Will you return, word for word, only the lines from the top of the data below down to and including the one with "from mpl_toolkits.mplot3d.art3d import"?
..........
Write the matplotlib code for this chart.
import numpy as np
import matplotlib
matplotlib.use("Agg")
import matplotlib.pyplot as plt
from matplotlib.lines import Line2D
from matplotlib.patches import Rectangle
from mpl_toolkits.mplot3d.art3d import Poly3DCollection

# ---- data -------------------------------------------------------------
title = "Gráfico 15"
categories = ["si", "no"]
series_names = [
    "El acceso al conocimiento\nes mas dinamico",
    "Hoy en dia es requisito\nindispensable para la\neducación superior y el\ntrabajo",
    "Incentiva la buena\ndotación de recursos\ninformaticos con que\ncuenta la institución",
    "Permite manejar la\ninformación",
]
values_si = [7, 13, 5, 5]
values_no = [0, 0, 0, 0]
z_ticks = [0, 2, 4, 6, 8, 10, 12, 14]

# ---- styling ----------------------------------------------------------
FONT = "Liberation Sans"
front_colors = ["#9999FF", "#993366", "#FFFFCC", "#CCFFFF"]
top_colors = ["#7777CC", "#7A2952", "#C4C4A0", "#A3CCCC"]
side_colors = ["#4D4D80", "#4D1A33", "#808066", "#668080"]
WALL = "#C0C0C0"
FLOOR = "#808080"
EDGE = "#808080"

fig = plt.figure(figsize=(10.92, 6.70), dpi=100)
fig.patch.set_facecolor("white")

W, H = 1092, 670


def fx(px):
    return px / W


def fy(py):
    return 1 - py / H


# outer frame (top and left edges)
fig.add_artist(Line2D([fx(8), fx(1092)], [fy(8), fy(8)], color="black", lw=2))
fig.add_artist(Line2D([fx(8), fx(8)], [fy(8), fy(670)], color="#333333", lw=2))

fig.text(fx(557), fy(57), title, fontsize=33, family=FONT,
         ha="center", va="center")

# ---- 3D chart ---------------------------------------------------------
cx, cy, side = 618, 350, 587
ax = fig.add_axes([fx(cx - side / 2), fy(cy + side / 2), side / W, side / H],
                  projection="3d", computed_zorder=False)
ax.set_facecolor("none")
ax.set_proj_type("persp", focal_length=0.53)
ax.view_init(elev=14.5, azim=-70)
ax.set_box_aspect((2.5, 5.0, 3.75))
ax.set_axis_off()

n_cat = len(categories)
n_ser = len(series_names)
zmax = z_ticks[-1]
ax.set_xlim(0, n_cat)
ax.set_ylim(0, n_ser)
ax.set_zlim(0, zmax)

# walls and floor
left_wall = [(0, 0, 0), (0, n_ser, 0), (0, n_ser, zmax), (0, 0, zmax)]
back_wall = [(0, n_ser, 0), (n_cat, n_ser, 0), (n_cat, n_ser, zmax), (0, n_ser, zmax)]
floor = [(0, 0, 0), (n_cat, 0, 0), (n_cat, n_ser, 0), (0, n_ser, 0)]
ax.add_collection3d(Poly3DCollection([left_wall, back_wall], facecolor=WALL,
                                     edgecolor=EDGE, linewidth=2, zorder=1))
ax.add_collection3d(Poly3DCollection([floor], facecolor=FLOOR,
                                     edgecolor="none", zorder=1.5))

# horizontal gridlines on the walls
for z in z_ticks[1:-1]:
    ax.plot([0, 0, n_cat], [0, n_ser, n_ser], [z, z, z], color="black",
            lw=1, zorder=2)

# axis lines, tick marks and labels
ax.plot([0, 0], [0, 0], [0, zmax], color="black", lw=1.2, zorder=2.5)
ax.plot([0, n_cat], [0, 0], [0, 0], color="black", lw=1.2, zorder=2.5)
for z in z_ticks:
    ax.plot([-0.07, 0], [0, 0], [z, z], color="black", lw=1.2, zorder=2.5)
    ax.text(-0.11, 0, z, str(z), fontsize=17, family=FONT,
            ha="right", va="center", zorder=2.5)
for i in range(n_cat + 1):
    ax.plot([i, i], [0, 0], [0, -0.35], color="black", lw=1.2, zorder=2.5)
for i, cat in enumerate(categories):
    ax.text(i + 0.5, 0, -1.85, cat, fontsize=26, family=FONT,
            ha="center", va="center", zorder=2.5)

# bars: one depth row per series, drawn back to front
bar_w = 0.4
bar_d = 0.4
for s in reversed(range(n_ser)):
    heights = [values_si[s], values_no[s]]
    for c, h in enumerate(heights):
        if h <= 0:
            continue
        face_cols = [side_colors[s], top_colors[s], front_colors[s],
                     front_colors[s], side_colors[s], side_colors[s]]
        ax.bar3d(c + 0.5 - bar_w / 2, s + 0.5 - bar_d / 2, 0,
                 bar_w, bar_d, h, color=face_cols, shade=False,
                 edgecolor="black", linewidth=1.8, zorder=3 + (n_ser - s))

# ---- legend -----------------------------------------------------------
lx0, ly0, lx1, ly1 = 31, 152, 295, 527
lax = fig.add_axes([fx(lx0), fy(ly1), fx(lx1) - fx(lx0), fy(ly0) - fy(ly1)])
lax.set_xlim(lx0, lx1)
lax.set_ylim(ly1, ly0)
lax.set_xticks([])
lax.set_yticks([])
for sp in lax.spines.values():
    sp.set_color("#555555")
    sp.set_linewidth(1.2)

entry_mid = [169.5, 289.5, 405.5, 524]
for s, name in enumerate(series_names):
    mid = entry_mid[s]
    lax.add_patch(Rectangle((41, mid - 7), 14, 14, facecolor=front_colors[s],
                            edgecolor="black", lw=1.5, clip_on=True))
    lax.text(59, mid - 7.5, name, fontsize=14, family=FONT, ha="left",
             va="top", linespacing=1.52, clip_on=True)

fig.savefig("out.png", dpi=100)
..........
Solved problem
Write the matplotlib code for this chart.
import numpy as np
import matplotlib
matplotlib.use("Agg")
import matplotlib.pyplot as plt
from matplotlib.lines import Line2D
from matplotlib.patches import Rectangle
from mpl_toolkits.mplot3d.art3d import Poly3DCollection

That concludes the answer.